Eine Initiative ist nur auf Grund des Initiativtextes zu beurteilen. Der Initiativtext liegt nach eigenen Aussagen den Tamedia-Zeitungen vor. Der Öffentlichkeit wurde er jedoch bis jetzt (Mitte November) vorenthalten. So bleibt nur Raum, die Medienberichte aus zweiter Hand wiederzugeben und zu spekulieren.

Eine Volksinitiative kommt frühestes drei Jahre nach der Lancierung zur Abstimmung. Anschliessend hätte der Bundesrat drei Jahre Zeit, dem Volk ein umfassendes bindendes Vertragswerk mit der EU vorzulegen. Doch was geschieht, wenn ein solches Vertragswerk nicht zustande kommt oder ein unter Zeitdruck entstandener schlechter Kompromiss in der Volksabstimmung abgelehnt wird? Die Initiative liegt quer zu fast allen denkbaren Verhandlungsszenarien. Sollte die Initiative, wie die Sonntags-Zeitung schreibt, auch noch einen Beitritt zur EU als Möglichkeit beinhalten, wäre sie ohnehin chancenlos.

Die Zusammenarbeit mit der Operation Libero (oft als «das schöne Gesicht der Economie-Suisse» bezeichnet) lässt eine starke Orientierung der Initiative an wirtschaftlichen Interessen vermuten. Schon um ihre finanzielle Basis nicht zu gefährden, kann sich die Operation Libero nach ihrem mutigen Ja zur Konzerninitiative keinen weiteren Konflikt mit der Wirtschaft leisten.

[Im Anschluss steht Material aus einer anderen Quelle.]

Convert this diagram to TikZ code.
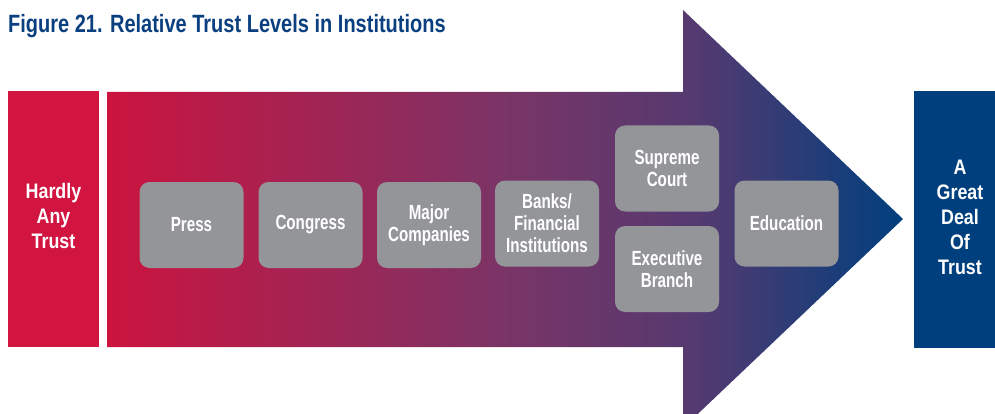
\documentclass[tikz,border=0pt]{standalone}
\usepackage{fontspec}
\newfontfamily\condfont{Liberation Sans}[FakeStretch=0.74]
\newfontfamily\endfont{Liberation Sans}[FakeStretch=0.85]
\newfontfamily\titlefont{Liberation Sans}[FakeStretch=0.80]
\definecolor{crimson}{RGB}{210,20,65}
\definecolor{navy}{RGB}{0,63,125}
\definecolor{titleblue}{RGB}{10,63,128}
\definecolor{boxgray}{RGB}{147,149,152}
\definecolor{midpurple}{RGB}{122,52,102}
\definecolor{lateviolet}{RGB}{84,58,112}
\pgfdeclarehorizontalshading{trustshade}{100bp}{
  color(0bp)=(crimson!97!black);
  color(25bp)=(crimson!97!black);
  color(50bp)=(midpurple);
  color(62bp)=(lateviolet);
  color(75bp)=(navy);
  color(100bp)=(navy)}
\tikzset{
  inst/.style={fill=boxgray, rounded corners=10pt, minimum width=104pt, minimum height=86pt,
    inner sep=0pt, text=white, align=center,
    font=\condfont\bfseries\fontsize{20.5}{22}\selectfont},
  endlabel/.style={text=white, align=center, inner sep=0pt,
    font=\endfont\bfseries\fontsize{21}{25}\selectfont}
}
\begin{document}
\begin{tikzpicture}[x=1pt,y=1pt]
\clip (0,0) rectangle (995,413);
\fill[white] (0,0) rectangle (995,413);
% title
\node[anchor=base west, inner sep=0pt, text=titleblue,
  font=\titlefont\bfseries\fontsize{25}{28}\selectfont] (title) at (8,380)
  {Figure 21. Relative Trust Levels in Institutions};
% left box
\fill[crimson] (8,66) rectangle (99,322);
\node[endlabel] (low) at (53.5,197) {Hardly\\Any\\Trust};
% right box
\fill[navy] (914,65) rectangle (1010,322);
\node[endlabel] (high) at (960,196) {A\\Great\\Deal\\Of\\Trust};
% arrow
\shade[shading=trustshade] (107,321) -- (683,321) -- (683,403) -- (903,194)
  -- (683,-15) -- (683,66) -- (107,66) -- cycle;
% institutions
\node[inst] (press) at (191.5,188) {Press};
\node[inst] (congress) at (310.5,188) {Congress};
\node[inst] (companies) at (429,188) {Major\\Companies};
\node[inst] (banks) at (547,189.5) {Banks/\\Financial\\Institutions};
\node[inst] (court) at (667,244.5) {Supreme\\Court};
\node[inst] (exec) at (667,144) {Executive\\Branch};
\node[inst] (edu) at (786.5,189.5) {Education};
\end{tikzpicture}
\end{document}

Für die Wirtschaft im Vordergrund stehen bei den Verhandlungen die Marktzugänge, der Abbau sog. handelshemmender Auflagen und die unbeschränkte Wiederaufnahme der Schweiz in das Horizon-Forschungsprogramm der EU. Für eine Mehrheit der Stimmberechtigten würde es jedoch in erster Linie akzeptable Ergebnisse sowohl beim Lohnschutz (z. B. Voranmeldefrist für ausländische Handwerker) wie auch beim Streitschlichtungsverfahren (keine «fremden Richter») brauchen. Eine weitere schwer überwindbare Hürde bei Verhandlungen bildet die apodiktische Forderung der EU nach pauschaler, als «dynamisch» schöngeredeter, Übernahme ihres Rechtes und aller zukünftiger Anpassungen.

Niemand bestreitet Sinn und Notwendigkeit einer Zusammenarbeit mit der EU und das Aushandeln langfristiger bilateraler Verträge. Es ist aber eine Binsenwahrheit, dass es dazu die Zustimmung beider Seiten braucht. Eine Zustimmung der EU zu Verträgen, die für die Schweiz akzeptabel sind, kann mit keiner Volksinitiative erzwungen werden.